Moreover, assume that \( E\Big [\exp \Big (\int _0^Tc(t) \mathrm {d}t\Big )\Big (1+\int _0^T|c_0(t)| \mathrm {d}t\Big )\Big ]<\infty .\) In addition, suppose that an optimal control \(u^*\) exists . Then, the maximal differential utility is given by:

$$\begin{aligned} Y^*(0,1)= & {} x\left( \exp \int _0^Tc_1(t) \mathrm {d}t \right) E[\tilde{A} (T)], \end{aligned}$$

(105)

$$\begin{aligned} Y^*(0,2)= & {} xE\left[ \exp \int _0^Tc(t) \mathrm {d}t\right] + \int _0^T E\Big [c_0(t)\exp \int _0^Tc(t) \mathrm {d}t\Big ]\mathrm {d}t. \end{aligned}$$

(106)

Proof

It follows from Theorem 3.3 and the arguments in [15, Section 5]. \(\square \)

6 Conclusions

In this paper, we presented three versions of the stochastic maximum principle for Markov regime-switching forward–backward stochastic differential equation with jumps. We then applied the results to study both the problem of optimal control when the Hamiltonian is not concave and the problem of recursive utility maximization. In the former case, the Malliavin calculus approach was used. There are many advantages of using Malliavin calculus approach. First, it does not require the study of the existence and uniqueness of the solution of a BSDE usually satisfied by the adjoint equation. Second, it does not assume concavity of the Hamiltonian. Third, it enables us to get an “explicit” solution for the optimal control problem for non-concave Hamiltonian in some cases.
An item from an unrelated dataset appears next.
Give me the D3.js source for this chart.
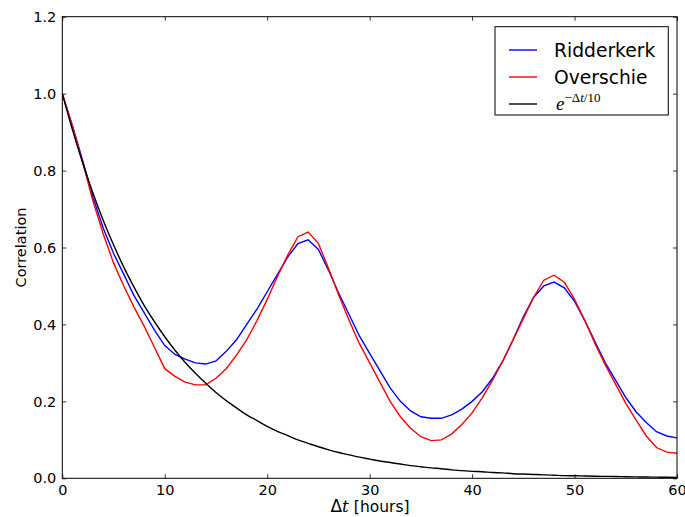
<!DOCTYPE html>
<html>
<head>
<meta charset="utf-8">
<script src="https://cdn.jsdelivr.net/npm/d3@7"></script>
<style>
body { margin: 0; background: #fff; overflow: hidden; }
text { font-family: "DejaVu Sans", sans-serif; }
</style>
</head>
<body>
<div id="chart"></div>
<script>
// hourly lags 0..60
var hours = d3.range(0, 61);

var ridderkerk = [1.0, 0.915, 0.825, 0.73, 0.65, 0.585, 0.53, 0.475, 0.43, 0.385,
	0.345, 0.322, 0.31, 0.30, 0.297, 0.305, 0.33, 0.36, 0.40, 0.44,
	0.485, 0.53, 0.575, 0.61, 0.62, 0.595, 0.54, 0.48, 0.425, 0.37,
	0.325, 0.28, 0.235, 0.20, 0.175, 0.16, 0.156, 0.156, 0.165, 0.18,
	0.20, 0.225, 0.26, 0.305, 0.36, 0.42, 0.47, 0.50, 0.51, 0.495,
	0.46, 0.41, 0.355, 0.30, 0.255, 0.21, 0.173, 0.145, 0.121, 0.11, 0.105];

var overschie = [1.0, 0.915, 0.82, 0.72, 0.635, 0.56, 0.50, 0.445, 0.395, 0.34,
	0.285, 0.265, 0.25, 0.243, 0.243, 0.26, 0.285, 0.32, 0.36, 0.41,
	0.465, 0.525, 0.58, 0.628, 0.64, 0.61, 0.545, 0.475, 0.41, 0.35,
	0.30, 0.25, 0.20, 0.16, 0.13, 0.108, 0.098, 0.10, 0.115, 0.14,
	0.17, 0.21, 0.255, 0.305, 0.36, 0.415, 0.47, 0.515, 0.528, 0.51,
	0.465, 0.41, 0.35, 0.295, 0.245, 0.195, 0.152, 0.11, 0.08, 0.068, 0.065];

var expDecay = [1.000, 0.905, 0.819, 0.741, 0.670, 0.607, 0.549, 0.497, 0.449, 0.407,
	0.368, 0.333, 0.301, 0.273, 0.247, 0.223, 0.202, 0.183, 0.165, 0.150,
	0.135, 0.122, 0.111, 0.100, 0.091, 0.082, 0.074, 0.067, 0.061, 0.055,
	0.050, 0.045, 0.041, 0.037, 0.033, 0.030, 0.027, 0.025, 0.022, 0.020,
	0.018, 0.017, 0.015, 0.014, 0.012, 0.011, 0.010, 0.009, 0.008, 0.007,
	0.0067, 0.0061, 0.0055, 0.0050, 0.0045, 0.0041, 0.0037, 0.0033, 0.0030, 0.0027, 0.0025];

var xTicks = [0, 10, 20, 30, 40, 50, 60];
var yTicks = [0.0, 0.2, 0.4, 0.6, 0.8, 1.0, 1.2];

var width = 685, height = 517;
var plotLeft = 62.3, plotRight = 677, plotTop = 16.7, plotBottom = 478.3;

var svg = d3.select("#chart").append("svg")
	.attr("width", width)
	.attr("height", height);

var x = d3.scaleLinear().domain([0, 60]).range([plotLeft, plotRight]);
var y = d3.scaleLinear().domain([0, 1.2]).range([plotBottom, plotTop]);

svg.append("clipPath").attr("id", "clip")
	.append("rect")
	.attr("x", plotLeft).attr("y", plotTop)
	.attr("width", plotRight - plotLeft).attr("height", plotBottom - plotTop);

var line = d3.line()
	.x(function (d) { return x(d[0]); })
	.y(function (d) { return y(d[1]); });

var series = [
	{ values: ridderkerk, color: "#0000ff", curve: d3.curveLinear },
	{ values: overschie, color: "#ff0000", curve: d3.curveLinear },
	{ values: expDecay, color: "#000000", curve: d3.curveMonotoneX }
];

series.forEach(function (s) {
	svg.append("path")
		.datum(d3.zip(hours, s.values))
		.attr("clip-path", "url(#clip)")
		.attr("fill", "none")
		.attr("stroke", s.color)
		.attr("stroke-width", 1.4)
		.attr("d", line.curve(s.curve));
});

// ticks pointing inward, on all four sides
var tickLen = 4;
function fmt(d) { return d.toFixed(1); }

var xAxisB = svg.append("g").attr("transform", "translate(0," + plotBottom + ")")
	.call(d3.axisBottom(x).tickValues(xTicks).tickSizeInner(-tickLen).tickSizeOuter(0).tickPadding(6));
var xAxisT = svg.append("g").attr("transform", "translate(0," + plotTop + ")")
	.call(d3.axisTop(x).tickValues(xTicks).tickSizeInner(-tickLen).tickSizeOuter(0).tickFormat(""));
var yAxisL = svg.append("g").attr("transform", "translate(" + plotLeft + ",0)")
	.call(d3.axisLeft(y).tickValues(yTicks).tickSizeInner(-tickLen).tickSizeOuter(0).tickPadding(6).tickFormat(fmt));
var yAxisR = svg.append("g").attr("transform", "translate(" + plotRight + ",0)")
	.call(d3.axisRight(y).tickValues(yTicks).tickSizeInner(-tickLen).tickSizeOuter(0).tickFormat(""));

[xAxisB, xAxisT, yAxisL, yAxisR].forEach(function (a) {
	a.select(".domain").remove();
	a.selectAll(".tick line").attr("stroke", "#000").attr("stroke-width", 0.8);
	a.selectAll("text")
		.style("font-family", "'DejaVu Sans', sans-serif")
		.style("font-size", "14.5px")
		.attr("fill", "#000");
});

// frame
svg.append("rect")
	.attr("x", plotLeft).attr("y", plotTop)
	.attr("width", plotRight - plotLeft).attr("height", plotBottom - plotTop)
	.attr("fill", "none")
	.attr("stroke", "#000")
	.attr("stroke-width", 1);

// axis labels
svg.append("text")
	.attr("transform", "translate(26," + ((plotTop + plotBottom) / 2) + ") rotate(-90)")
	.attr("text-anchor", "middle")
	.style("font-size", "14.5px")
	.text("Correlation");

var xl = svg.append("text")
	.attr("x", 370)
	.attr("y", 512)
	.attr("text-anchor", "middle")
	.style("font-size", "15.5px");
xl.append("tspan").style("font-family", "'DejaVu Sans', sans-serif").style("font-size", "17px").text("Δ");
xl.append("tspan").style("font-family", "'DejaVu Serif', serif").style("font-style", "italic").style("font-size", "17px").text("t");
xl.append("tspan").text(" [hours]");

// legend
var legendNames = ["Ridderkerk", "Overschie"];
var legendColors = ["#0000ff", "#ff0000", "#000000"];
var lx = 495, ly = 26.7, lw = 173.3, lh = 88.3;

var legend = svg.append("g");
legend.append("rect")
	.attr("x", lx).attr("y", ly)
	.attr("width", lw).attr("height", lh)
	.attr("fill", "#fff")
	.attr("stroke", "#000")
	.attr("stroke-width", 1);

legendColors.forEach(function (c, i) {
	var yy = 50 + i * 27;
	legend.append("line")
		.attr("x1", 509).attr("x2", 537)
		.attr("y1", yy).attr("y2", yy)
		.attr("stroke", c)
		.attr("stroke-width", 1.4);
	if (i < 2) {
		legend.append("text")
			.attr("x", 554).attr("y", yy + 7)
			.style("font-size", "18.7px")
			.text(legendNames[i]);
	}
});

var mt = legend.append("text")
	.attr("x", 556).attr("y", 50 + 2 * 27 + 6)
	.style("font-family", "'Liberation Serif', serif");
mt.append("tspan").style("font-style", "italic").style("font-size", "19px").text("e");
mt.append("tspan").attr("dy", -8).style("font-size", "13px").text("−Δ");
mt.append("tspan").style("font-style", "italic").style("font-size", "13px").text("t");
mt.append("tspan").style("font-size", "13px").text("/10");
</script>
</body>
</html>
In this work, it is assumed that the sensitivity towards risk of the controller when making decisions is implicitly given in the utility function. It is often the case that the risk-sensitive parameter is explicitly taken into consideration when dealing with the controller preference. Such control problem is known as risk-sensitive control and has been studied in the past years by several authors, see, for example, [37,38,39,40]. It would therefore be interesting to extend the current Malliavin calculus approach to the risk-sensitive case. A risk-sensitive maximum principle for a Markov regime-switching jump–diffusion system is derived in [41] using the classical approach.

Another interesting study would be to address the problem of partial observation maximum principle for Markov regime-switching systems. In fact, in many economic applications the target variables are not always observed and a specific observation process is given (see, e.g. [37]). A way of solving the control problem in this case is to derive the stochastic partial differential equation of the associated filtering and consider an optimal control problem for stochastic partial differential equations.

In this paper, we do not analyse the effect of a change in a parameter (e.g. volatility, initial value) of the state process could have in the obtained optimal control. Such study could also be of interest.